Interface: New '--hosts' option to PBS command 'pbs_rsub'

  • Visibility: public
  • Change Control: Stable
  • Synopsis: The new option allows submitting a special reservation and this reservation is allowed to 'run' on unavailable nodes.
  • Details: pbs_rsub with '--hosts' option is allowed to be run only by managers and operators. The resources 'place' and 'select' are generated automatically and they are forbidden to combine with '--hosts'. Combining these resources with '--hosts' results in printing 'usage' help. 
    • The syntax of pbs_rsub with '--hosts' option requires list of hosts: ' <host1> <host2> <host3> ...'
    • The placement of this reservation is always: '-l place=exclhost'
    • The select is generated by the hosts like this: '-l select=host=<host1>:ncpus=<ncpus_host1>+host=<host2>:ncpus=<ncpus_host2>+host=<host3>:ncpus=<ncpus_host3>+...'
    • The resv_nodes of this reservation is created in order to request all the ncpus of all vnodes on requested hosts.
    • This reservation is confirmed immediately after submission by the pbs_rsub command and overlapping reservations are degraded and will be reconfirmed in the next scheduler iteration.
    • The resv_nodes of overlapping reservations is modified and the requested vnodes are removed from the resv_nodes.

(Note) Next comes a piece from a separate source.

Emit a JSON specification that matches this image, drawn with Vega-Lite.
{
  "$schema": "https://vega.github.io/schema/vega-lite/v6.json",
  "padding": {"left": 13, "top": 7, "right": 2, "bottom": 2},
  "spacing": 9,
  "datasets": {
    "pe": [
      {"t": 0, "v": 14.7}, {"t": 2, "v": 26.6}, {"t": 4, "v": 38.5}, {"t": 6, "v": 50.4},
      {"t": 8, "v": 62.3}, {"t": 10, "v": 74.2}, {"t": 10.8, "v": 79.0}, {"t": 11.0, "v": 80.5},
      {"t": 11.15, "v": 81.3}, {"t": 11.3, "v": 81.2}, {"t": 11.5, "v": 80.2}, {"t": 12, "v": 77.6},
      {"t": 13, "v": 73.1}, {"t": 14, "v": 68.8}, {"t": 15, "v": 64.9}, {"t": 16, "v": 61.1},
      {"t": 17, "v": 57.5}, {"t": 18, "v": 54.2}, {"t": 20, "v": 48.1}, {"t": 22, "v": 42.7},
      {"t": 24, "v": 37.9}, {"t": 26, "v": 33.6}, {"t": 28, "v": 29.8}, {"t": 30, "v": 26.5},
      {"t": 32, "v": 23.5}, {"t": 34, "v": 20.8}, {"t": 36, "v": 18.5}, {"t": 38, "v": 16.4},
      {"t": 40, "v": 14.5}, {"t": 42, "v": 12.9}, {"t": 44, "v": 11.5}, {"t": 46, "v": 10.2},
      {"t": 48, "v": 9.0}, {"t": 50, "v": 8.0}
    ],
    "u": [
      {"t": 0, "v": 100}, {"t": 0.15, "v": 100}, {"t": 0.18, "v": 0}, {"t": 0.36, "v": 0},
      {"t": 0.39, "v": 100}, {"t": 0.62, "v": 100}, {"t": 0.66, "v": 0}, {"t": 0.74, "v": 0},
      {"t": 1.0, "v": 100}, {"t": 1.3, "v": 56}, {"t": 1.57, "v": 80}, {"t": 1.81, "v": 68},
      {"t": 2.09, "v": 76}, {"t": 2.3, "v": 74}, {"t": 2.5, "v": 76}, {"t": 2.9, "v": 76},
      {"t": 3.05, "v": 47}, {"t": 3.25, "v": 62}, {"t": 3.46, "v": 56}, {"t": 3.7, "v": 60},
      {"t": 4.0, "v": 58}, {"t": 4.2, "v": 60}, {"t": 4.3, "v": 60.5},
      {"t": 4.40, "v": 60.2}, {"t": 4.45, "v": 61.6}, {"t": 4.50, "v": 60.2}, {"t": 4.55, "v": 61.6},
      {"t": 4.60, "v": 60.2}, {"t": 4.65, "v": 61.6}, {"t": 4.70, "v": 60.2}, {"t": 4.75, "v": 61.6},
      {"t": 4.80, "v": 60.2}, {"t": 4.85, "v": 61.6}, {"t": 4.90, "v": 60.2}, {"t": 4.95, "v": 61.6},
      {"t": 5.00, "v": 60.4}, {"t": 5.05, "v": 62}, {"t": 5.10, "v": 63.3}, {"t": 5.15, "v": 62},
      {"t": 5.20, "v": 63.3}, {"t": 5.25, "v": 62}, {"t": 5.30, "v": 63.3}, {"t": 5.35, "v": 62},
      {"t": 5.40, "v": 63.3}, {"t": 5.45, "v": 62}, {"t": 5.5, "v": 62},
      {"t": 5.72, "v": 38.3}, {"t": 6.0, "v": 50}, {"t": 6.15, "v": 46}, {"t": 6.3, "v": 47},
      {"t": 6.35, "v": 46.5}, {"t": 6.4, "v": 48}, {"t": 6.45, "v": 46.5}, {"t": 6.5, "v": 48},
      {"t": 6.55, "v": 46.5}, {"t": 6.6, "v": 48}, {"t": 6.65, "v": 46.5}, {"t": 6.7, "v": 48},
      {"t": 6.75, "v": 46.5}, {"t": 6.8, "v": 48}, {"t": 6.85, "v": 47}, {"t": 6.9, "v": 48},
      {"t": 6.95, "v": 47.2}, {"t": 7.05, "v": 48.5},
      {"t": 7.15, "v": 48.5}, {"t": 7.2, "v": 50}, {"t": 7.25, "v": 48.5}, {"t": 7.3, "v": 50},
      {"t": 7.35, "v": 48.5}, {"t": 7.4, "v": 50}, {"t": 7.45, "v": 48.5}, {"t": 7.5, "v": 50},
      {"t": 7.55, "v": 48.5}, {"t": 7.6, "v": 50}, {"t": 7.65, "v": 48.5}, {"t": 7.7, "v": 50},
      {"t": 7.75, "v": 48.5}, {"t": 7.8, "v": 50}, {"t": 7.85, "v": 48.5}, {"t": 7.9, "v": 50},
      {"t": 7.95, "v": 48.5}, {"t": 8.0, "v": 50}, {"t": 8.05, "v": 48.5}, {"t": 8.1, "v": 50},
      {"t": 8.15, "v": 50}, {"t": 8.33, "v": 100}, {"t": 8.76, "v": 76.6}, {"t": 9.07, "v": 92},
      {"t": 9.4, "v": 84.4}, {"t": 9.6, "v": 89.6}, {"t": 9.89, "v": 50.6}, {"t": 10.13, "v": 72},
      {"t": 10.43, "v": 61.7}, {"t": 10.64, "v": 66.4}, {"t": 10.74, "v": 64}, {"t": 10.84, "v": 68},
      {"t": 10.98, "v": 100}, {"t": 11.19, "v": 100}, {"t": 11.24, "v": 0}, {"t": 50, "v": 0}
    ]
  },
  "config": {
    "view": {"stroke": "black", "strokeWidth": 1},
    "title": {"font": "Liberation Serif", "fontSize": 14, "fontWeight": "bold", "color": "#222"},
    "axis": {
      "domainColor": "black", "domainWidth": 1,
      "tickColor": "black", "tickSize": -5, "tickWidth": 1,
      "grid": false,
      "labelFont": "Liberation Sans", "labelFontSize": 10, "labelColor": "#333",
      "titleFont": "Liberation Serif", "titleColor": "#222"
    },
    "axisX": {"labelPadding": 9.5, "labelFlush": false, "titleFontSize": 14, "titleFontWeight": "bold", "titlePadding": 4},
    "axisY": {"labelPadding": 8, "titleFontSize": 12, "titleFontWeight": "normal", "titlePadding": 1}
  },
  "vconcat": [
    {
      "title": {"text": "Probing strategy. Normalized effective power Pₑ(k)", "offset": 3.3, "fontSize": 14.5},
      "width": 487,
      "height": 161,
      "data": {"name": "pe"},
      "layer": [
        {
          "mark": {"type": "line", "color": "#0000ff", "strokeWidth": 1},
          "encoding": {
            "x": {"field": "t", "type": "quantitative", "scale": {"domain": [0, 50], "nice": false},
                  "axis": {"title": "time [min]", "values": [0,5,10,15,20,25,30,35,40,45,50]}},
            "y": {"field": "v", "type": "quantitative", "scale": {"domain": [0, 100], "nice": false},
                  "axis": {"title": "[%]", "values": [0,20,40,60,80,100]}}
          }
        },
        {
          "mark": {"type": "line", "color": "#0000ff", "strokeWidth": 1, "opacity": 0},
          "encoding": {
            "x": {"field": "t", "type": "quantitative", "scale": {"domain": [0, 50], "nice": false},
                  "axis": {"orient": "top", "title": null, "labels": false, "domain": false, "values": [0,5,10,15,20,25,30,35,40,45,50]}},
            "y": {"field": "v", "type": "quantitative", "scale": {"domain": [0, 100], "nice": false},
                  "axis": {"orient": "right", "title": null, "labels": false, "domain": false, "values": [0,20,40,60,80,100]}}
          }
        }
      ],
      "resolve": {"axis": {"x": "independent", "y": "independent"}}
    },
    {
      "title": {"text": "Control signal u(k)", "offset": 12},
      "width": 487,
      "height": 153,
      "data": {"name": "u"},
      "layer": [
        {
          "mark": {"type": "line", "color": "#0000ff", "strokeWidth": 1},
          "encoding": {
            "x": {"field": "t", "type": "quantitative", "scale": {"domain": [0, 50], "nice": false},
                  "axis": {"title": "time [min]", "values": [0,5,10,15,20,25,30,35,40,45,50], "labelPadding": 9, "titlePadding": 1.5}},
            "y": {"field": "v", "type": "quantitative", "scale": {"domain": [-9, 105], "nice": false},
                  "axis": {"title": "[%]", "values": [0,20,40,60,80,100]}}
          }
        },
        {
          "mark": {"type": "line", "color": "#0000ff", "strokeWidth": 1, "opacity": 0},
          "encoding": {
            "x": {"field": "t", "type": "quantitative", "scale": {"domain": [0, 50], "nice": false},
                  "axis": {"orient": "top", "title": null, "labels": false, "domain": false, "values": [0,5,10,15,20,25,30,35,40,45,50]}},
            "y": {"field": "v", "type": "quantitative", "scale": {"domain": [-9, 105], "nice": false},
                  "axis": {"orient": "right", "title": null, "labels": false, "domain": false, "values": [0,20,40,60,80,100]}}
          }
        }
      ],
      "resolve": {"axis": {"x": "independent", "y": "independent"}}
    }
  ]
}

This means that for running reservations no new job will start on overlapping nodes.
    • Overlapping running jobs are ignored and it is up to the administrators to deal with these jobs.
    • Reservation submitted with '--hosts' ignores resv_enable attribute on nodes.
    • The reservation prefix is 'M', which stands for maintenance.
    • Submitting this reservation will not invoke the scheduler iteration.

Interface: New extend parameter 'm' to IFL function 'char *pbs_submit_resv(int connect, struct attropl *attrib, char *extend)'

  • Visibility: public
  • Change Control: Stable
  • Synopsis: The new extend parameter modifies reservation id prefix.
  • Details: When the extend parameter includes 'm', the returned reservation id is prefixed with 'M'. This is available only for managers and operators and for others the PBSE_PERM (15007) is returned.

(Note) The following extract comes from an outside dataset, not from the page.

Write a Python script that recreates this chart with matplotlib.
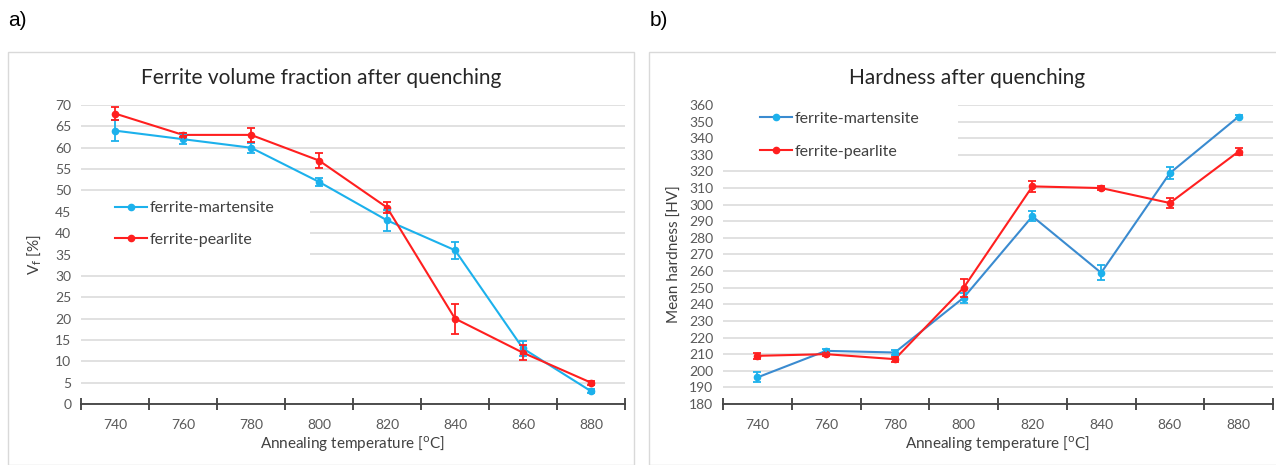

Interface: New reservation substate 'RESV_IN_CONFLICT'

  • Visibility: public
  • Change Control: Stable
  • Synopsis: The substate means that reservation is overlapping the 'M'-reservation.
  • Details: The RESV_IN_CONFLICT (shortcut is 'IC') has a similar impact as substate RESV_DEGRADED. The difference is that the reservation with the new substate is reconfirmed even if all the nodes of the reservation are up.